Мы с Митей всегда делились впечатлениями дня, и от него я узнаю некоторые подробности монастырского быта, которые не вижу сама.
Например, игумен часто садится за стол первым, долго ест. А Митя сидит рядом и замечает, что отец Михаил наливает себе в миску половину разливной ложки супа, кладет туда же ложку второго и запивает все чаем. Для рослого мужчины это вообще не еда, а он, выходя, еще скажет: «Ну вот, пришел первый, ушел последний и опять объелся. Так Лествичник и говорит про ненасытное чрево: само уже расседается от избытка, а все кричит: алчу!»

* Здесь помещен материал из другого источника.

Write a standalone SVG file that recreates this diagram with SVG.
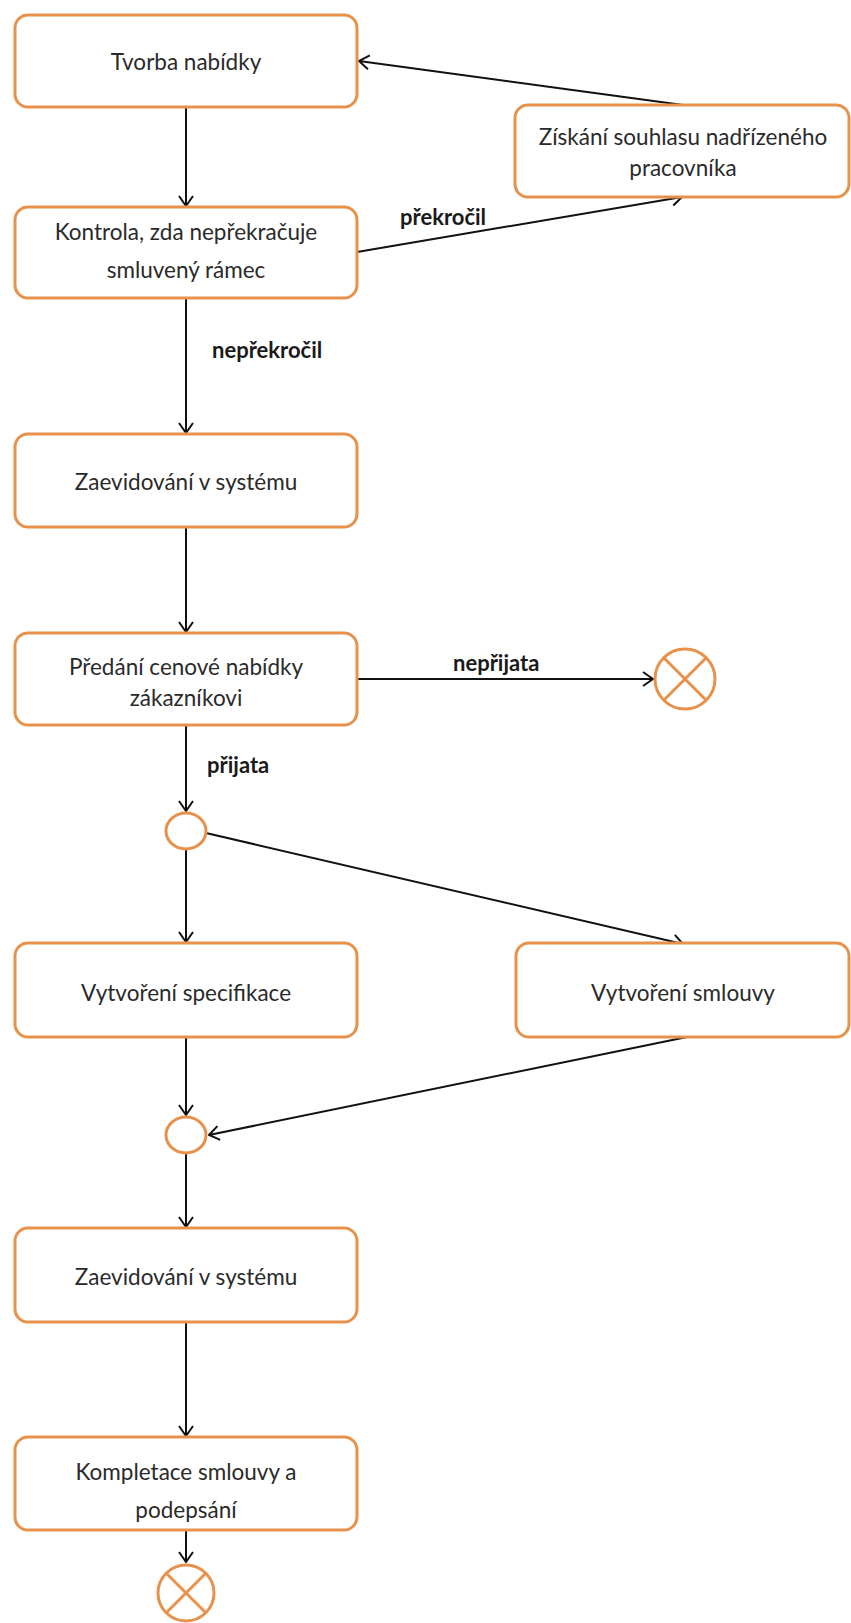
<svg xmlns="http://www.w3.org/2000/svg" width="851" height="1623" viewBox="0 0 851 1623">
<defs>
<marker id="arr" viewBox="0 0 12 16" refX="11" refY="8" markerWidth="12" markerHeight="16" markerUnits="userSpaceOnUse" orient="auto">
<path d="M1,1 L11,8 L1,15" fill="none" stroke="#111" stroke-width="2"/>
</marker>
<style>
.box{fill:#fff;stroke:#E8914A;stroke-width:3}
.t{font-family:Lato,"Open Sans",sans-serif;font-size:22.5px;fill:#2a2a2a;text-anchor:middle}
.lbl{font-family:Lato,"Open Sans",sans-serif;font-size:22px;font-weight:bold;fill:#1a1a1a}
.c{fill:none;stroke:#111;stroke-width:2;marker-end:url(#arr)}
.end{fill:#fff;stroke:#E8914A;stroke-width:3}
.x{stroke:#E8914A;stroke-width:3}
</style>
</defs>
<rect width="851" height="1623" fill="#fff"/>
<g id="connectors">
<line class="c" x1="186" y1="107" x2="186" y2="206"/>
<line class="c" x1="683" y1="105" x2="359" y2="61"/>
<line class="c" x1="357" y1="252" x2="682" y2="197"/>
<line class="c" x1="186" y1="298" x2="186" y2="433"/>
<line class="c" x1="186" y1="527" x2="186" y2="632"/>
<line class="c" x1="357" y1="679" x2="653" y2="679"/>
<line class="c" x1="186" y1="725" x2="186" y2="811"/>
<line class="c" x1="186" y1="850" x2="186" y2="942"/>
<line class="c" x1="206" y1="833" x2="683" y2="944"/>
<line class="c" x1="186" y1="1037" x2="186" y2="1115"/>
<line class="c" x1="687" y1="1037" x2="209" y2="1135"/>
<line class="c" x1="186" y1="1154" x2="186" y2="1227"/>
<line class="c" x1="186" y1="1322" x2="186" y2="1436"/>
<line class="c" x1="186" y1="1530" x2="186" y2="1562"/>
<text class="lbl" x="400" y="225">překročil</text>
<text class="lbl" x="212" y="358">nepřekročil</text>
<text class="lbl" x="453" y="671">nepřijata</text>
<text class="lbl" x="207" y="773">přijata</text>
</g>
<g id="n1"><rect class="box" x="15" y="15" width="342" height="92" rx="13"/><text class="t" x="186" y="70">Tvorba nabídky</text></g>
<g id="n2"><rect class="box" x="515" y="105" width="334" height="92" rx="13"/><text class="t" x="683" y="145">Získání souhlasu nadřízeného</text><text class="t" x="683" y="176">pracovníka</text></g>
<g id="n3"><rect class="box" x="15" y="207" width="342" height="91" rx="13"/><text class="t" x="186" y="240">Kontrola, zda nepřekračuje</text><text class="t" x="186" y="278">smluvený rámec</text></g>
<g id="n4"><rect class="box" x="15" y="434" width="342" height="93" rx="13"/><text class="t" x="186" y="490">Zaevidování v systému</text></g>
<g id="n5"><rect class="box" x="15" y="633" width="342" height="92" rx="13"/><text class="t" x="186" y="675">Předání cenové nabídky</text><text class="t" x="186" y="706">zákazníkovi</text></g>
<g id="end1"><circle class="end" cx="685" cy="679" r="30"/><line class="x" x1="664" y1="658" x2="706" y2="700"/><line class="x" x1="706" y1="658" x2="664" y2="700"/></g>
<g id="fork"><ellipse class="end" cx="186" cy="831" rx="20" ry="18"/></g>
<g id="n6"><rect class="box" x="15" y="943" width="342" height="94" rx="13"/><text class="t" x="186" y="1001">Vytvoření specifikace</text></g>
<g id="n7"><rect class="box" x="516" y="943" width="333" height="94" rx="13"/><text class="t" x="683" y="1001">Vytvoření smlouvy</text></g>
<g id="join"><ellipse class="end" cx="186" cy="1135" rx="20" ry="18"/></g>
<g id="n8"><rect class="box" x="15" y="1228" width="342" height="94" rx="13"/><text class="t" x="186" y="1285">Zaevidování v systému</text></g>
<g id="n9"><rect class="box" x="15" y="1437" width="342" height="93" rx="13"/><text class="t" x="186" y="1480">Kompletace smlouvy a</text><text class="t" x="186" y="1518">podepsání</text></g>
<g id="end2"><circle class="end" cx="186" cy="1593" r="28"/><line class="x" x1="166" y1="1573" x2="206" y2="1613"/><line class="x" x1="206" y1="1573" x2="166" y2="1613"/></g>
</svg>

Такие хитрости в стиле монастырской жизни. Когда-то монаха могли поставить на год у ворот, чтобы он всем кланялся и говорил:
«Простите меня, я вор и разбойник». Но говорить о себе, что ты обжора и лентяй, или что ты три месяца не мылся, — это тоже лекарство от гордости. А чем должен заниматься монах? Молиться, бороться с помыслами и с гордостью. Пока ты заполнен сознанием собственного достоинства, по-фарисейски помнишь о своих добродетелях, о своей талантливости, уме, красоте — к тебе закрыт доступ Богу; на уровне жалких человеческих достоинств нет места божественному. А вот когда ты ощутишь всем нутром, что ничего не можешь без Бога, ни росту себе прибавить хоть на один локоть и ни от одного греха избавиться, тогда ты и воззовешь из глубины. И Он придет и всякий твой недостаток восполнит от Своего избытка и по Своей любви.